Set problem: Reproduce exactly the lines from the one containing "Rebuild this chart" down to the one containing "const xPad = (xMax", including both of those lines, and nothing else.

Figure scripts
--- START ---
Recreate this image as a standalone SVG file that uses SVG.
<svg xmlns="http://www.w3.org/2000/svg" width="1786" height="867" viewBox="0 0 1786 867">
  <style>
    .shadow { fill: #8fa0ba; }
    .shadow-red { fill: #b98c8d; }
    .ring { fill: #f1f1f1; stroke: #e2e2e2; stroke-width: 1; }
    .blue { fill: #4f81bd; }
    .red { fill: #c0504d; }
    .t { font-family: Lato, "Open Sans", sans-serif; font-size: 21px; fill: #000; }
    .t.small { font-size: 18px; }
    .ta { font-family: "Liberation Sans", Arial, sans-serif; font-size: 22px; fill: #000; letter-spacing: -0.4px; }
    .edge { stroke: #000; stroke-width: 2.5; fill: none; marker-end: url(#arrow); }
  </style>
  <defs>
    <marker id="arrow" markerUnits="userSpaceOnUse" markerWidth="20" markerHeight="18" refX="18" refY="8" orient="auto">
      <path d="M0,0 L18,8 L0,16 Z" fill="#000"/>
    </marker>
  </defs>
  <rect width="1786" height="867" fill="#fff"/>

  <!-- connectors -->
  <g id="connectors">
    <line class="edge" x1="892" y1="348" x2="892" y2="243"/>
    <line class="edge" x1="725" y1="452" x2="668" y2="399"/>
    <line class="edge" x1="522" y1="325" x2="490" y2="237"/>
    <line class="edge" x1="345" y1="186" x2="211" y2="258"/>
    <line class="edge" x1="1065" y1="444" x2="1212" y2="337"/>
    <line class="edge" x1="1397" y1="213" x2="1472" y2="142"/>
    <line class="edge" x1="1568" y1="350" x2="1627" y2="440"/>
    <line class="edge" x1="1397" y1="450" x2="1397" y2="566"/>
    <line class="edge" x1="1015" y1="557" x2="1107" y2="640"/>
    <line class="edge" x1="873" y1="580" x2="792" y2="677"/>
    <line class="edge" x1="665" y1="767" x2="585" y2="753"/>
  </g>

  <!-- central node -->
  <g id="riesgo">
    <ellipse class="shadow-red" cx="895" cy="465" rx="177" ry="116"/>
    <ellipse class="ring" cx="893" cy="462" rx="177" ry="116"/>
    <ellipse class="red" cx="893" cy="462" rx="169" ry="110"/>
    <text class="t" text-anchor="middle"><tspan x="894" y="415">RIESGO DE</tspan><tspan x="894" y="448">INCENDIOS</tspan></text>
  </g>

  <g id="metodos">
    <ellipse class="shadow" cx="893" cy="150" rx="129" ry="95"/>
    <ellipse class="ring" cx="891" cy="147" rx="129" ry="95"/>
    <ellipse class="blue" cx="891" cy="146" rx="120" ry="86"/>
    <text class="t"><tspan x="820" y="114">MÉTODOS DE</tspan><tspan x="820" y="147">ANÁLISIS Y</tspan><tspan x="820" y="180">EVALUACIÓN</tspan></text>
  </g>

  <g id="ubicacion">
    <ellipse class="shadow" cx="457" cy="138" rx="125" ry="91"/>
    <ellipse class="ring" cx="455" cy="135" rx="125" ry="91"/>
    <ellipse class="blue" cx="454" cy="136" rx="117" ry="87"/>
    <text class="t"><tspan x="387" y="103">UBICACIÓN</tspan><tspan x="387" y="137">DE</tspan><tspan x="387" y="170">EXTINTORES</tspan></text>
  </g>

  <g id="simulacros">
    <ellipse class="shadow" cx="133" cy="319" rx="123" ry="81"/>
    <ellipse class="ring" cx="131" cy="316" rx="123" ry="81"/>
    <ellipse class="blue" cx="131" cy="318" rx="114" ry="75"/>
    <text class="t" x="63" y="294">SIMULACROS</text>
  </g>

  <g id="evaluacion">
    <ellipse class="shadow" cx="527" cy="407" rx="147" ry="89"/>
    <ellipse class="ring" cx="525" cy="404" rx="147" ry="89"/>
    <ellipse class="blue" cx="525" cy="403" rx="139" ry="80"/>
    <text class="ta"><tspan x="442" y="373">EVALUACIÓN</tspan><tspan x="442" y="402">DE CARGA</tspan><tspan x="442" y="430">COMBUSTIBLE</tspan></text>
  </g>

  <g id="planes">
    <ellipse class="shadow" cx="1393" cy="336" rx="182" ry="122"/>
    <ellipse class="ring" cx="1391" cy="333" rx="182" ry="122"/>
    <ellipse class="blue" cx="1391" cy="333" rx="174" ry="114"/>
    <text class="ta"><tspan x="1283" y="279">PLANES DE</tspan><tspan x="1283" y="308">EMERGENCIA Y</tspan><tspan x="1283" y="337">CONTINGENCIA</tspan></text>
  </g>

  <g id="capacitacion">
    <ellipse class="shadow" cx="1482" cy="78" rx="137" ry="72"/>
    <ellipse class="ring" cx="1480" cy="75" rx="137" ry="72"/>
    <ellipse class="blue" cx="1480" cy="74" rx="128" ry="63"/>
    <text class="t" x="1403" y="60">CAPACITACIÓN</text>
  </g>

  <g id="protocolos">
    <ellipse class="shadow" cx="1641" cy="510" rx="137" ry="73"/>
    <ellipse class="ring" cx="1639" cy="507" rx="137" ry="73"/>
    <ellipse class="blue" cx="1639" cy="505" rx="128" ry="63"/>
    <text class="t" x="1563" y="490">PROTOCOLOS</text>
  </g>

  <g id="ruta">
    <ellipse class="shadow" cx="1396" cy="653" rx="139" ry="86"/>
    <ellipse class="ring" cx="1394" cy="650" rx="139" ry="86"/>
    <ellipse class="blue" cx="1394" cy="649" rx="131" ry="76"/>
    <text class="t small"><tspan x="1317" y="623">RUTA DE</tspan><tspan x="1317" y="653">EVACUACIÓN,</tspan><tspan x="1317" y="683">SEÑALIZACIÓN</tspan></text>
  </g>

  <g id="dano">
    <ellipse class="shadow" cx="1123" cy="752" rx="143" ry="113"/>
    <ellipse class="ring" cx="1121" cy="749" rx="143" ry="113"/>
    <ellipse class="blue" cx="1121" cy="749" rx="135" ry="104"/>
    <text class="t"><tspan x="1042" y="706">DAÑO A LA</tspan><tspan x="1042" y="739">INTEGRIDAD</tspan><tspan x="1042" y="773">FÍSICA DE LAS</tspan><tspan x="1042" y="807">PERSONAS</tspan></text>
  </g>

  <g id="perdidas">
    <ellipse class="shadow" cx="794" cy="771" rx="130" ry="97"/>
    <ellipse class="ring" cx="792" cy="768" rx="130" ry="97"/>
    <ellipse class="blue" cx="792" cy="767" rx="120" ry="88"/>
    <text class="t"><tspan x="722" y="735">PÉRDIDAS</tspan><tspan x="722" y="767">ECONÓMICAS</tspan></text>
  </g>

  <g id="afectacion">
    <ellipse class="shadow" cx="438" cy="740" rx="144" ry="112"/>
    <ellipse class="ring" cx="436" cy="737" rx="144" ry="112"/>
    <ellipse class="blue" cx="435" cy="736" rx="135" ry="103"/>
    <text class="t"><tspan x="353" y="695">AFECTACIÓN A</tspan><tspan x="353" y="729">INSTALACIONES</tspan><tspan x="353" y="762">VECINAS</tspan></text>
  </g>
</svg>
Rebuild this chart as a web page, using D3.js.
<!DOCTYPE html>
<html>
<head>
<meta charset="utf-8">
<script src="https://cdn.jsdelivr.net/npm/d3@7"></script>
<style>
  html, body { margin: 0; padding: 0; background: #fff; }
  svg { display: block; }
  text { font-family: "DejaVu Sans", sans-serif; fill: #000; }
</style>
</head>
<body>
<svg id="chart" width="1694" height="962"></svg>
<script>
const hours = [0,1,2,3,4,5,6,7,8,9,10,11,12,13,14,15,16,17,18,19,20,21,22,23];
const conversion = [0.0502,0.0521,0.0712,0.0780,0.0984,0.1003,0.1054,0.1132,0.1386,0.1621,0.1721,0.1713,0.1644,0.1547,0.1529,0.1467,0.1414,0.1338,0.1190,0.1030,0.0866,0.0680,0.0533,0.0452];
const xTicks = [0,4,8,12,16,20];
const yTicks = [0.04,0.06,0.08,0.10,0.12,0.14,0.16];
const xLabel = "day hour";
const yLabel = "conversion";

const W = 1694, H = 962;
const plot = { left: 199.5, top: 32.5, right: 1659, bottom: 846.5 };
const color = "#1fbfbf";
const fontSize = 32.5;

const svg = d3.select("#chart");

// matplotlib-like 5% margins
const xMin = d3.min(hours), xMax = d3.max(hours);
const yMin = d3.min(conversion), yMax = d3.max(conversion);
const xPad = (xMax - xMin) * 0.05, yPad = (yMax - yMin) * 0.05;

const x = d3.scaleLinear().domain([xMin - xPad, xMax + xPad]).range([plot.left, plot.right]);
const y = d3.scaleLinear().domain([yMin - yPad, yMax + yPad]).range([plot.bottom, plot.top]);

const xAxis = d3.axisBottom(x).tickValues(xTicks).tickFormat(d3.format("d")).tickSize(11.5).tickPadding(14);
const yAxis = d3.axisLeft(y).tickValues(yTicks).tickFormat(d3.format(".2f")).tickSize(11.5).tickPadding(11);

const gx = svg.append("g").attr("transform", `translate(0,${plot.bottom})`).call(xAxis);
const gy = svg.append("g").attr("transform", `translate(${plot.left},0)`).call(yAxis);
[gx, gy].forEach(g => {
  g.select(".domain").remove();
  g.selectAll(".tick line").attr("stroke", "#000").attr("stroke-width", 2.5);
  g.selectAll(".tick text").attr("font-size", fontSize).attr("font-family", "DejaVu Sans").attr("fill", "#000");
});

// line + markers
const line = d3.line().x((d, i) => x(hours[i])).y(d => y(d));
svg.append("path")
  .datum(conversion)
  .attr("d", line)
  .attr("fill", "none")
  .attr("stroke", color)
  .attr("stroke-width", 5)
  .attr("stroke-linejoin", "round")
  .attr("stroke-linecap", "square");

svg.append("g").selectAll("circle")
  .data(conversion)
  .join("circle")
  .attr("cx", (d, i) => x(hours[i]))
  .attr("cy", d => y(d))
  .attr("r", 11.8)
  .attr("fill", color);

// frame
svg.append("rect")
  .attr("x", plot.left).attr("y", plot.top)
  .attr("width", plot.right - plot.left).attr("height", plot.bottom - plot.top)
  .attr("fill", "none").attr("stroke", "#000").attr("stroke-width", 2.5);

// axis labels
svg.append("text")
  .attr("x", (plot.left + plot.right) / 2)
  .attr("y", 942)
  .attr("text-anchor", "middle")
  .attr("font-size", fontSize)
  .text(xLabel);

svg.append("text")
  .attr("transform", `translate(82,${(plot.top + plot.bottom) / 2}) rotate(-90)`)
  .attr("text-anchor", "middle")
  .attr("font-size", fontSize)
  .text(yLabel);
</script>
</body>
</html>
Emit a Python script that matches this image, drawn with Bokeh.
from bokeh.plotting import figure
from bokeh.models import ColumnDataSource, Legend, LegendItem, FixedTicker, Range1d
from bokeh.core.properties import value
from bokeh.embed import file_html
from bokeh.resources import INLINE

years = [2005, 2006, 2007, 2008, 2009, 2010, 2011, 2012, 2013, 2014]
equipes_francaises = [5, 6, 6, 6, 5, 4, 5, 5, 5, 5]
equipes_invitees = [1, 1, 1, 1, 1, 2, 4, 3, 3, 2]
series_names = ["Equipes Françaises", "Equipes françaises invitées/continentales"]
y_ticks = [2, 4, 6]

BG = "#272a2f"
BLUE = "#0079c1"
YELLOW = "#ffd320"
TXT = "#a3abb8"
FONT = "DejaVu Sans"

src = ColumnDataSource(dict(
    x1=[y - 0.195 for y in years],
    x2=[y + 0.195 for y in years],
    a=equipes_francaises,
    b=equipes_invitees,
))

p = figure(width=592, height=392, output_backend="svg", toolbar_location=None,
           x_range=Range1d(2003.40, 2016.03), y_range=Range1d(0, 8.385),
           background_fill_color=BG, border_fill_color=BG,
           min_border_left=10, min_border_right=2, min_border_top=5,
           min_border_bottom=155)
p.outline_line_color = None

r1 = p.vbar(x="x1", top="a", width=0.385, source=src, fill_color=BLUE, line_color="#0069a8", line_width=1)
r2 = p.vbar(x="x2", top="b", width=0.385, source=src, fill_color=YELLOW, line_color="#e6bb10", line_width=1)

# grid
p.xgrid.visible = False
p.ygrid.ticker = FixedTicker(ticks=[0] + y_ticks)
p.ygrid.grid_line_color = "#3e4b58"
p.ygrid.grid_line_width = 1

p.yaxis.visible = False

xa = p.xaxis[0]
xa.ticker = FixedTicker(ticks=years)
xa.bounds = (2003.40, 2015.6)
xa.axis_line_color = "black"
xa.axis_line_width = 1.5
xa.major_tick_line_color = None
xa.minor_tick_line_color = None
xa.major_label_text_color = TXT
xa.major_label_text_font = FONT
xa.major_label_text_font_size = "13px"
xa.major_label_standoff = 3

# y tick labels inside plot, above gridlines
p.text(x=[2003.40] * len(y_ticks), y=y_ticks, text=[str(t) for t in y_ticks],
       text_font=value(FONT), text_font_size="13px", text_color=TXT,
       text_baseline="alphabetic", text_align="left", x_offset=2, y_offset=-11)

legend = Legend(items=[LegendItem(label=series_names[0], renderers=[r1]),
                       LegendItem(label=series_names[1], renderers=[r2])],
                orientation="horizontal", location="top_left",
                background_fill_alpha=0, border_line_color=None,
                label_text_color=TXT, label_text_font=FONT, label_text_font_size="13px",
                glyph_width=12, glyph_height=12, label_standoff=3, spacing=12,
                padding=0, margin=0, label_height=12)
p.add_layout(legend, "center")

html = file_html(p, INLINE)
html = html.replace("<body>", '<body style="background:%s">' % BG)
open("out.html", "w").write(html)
--- END ---
Output below:
Rebuild this chart as a web page, using D3.js.
<!DOCTYPE html>
<html>
<head>
<meta charset="utf-8">
<script src="https://cdn.jsdelivr.net/npm/d3@7"></script>
<style>
  html, body { margin: 0; padding: 0; background: #fff; }
  svg { display: block; }
  text { font-family: "DejaVu Sans", sans-serif; fill: #000; }
</style>
</head>
<body>
<svg id="chart" width="1694" height="962"></svg>
<script>
const hours = [0,1,2,3,4,5,6,7,8,9,10,11,12,13,14,15,16,17,18,19,20,21,22,23];
const conversion = [0.0502,0.0521,0.0712,0.0780,0.0984,0.1003,0.1054,0.1132,0.1386,0.1621,0.1721,0.1713,0.1644,0.1547,0.1529,0.1467,0.1414,0.1338,0.1190,0.1030,0.0866,0.0680,0.0533,0.0452];
const xTicks = [0,4,8,12,16,20];
const yTicks = [0.04,0.06,0.08,0.10,0.12,0.14,0.16];
const xLabel = "day hour";
const yLabel = "conversion";

const W = 1694, H = 962;
const plot = { left: 199.5, top: 32.5, right: 1659, bottom: 846.5 };
const color = "#1fbfbf";
const fontSize = 32.5;

const svg = d3.select("#chart");

// matplotlib-like 5% margins
const xMin = d3.min(hours), xMax = d3.max(hours);
const yMin = d3.min(conversion), yMax = d3.max(conversion);
const xPad = (xMax - xMin) * 0.05, yPad = (yMax - yMin) * 0.05;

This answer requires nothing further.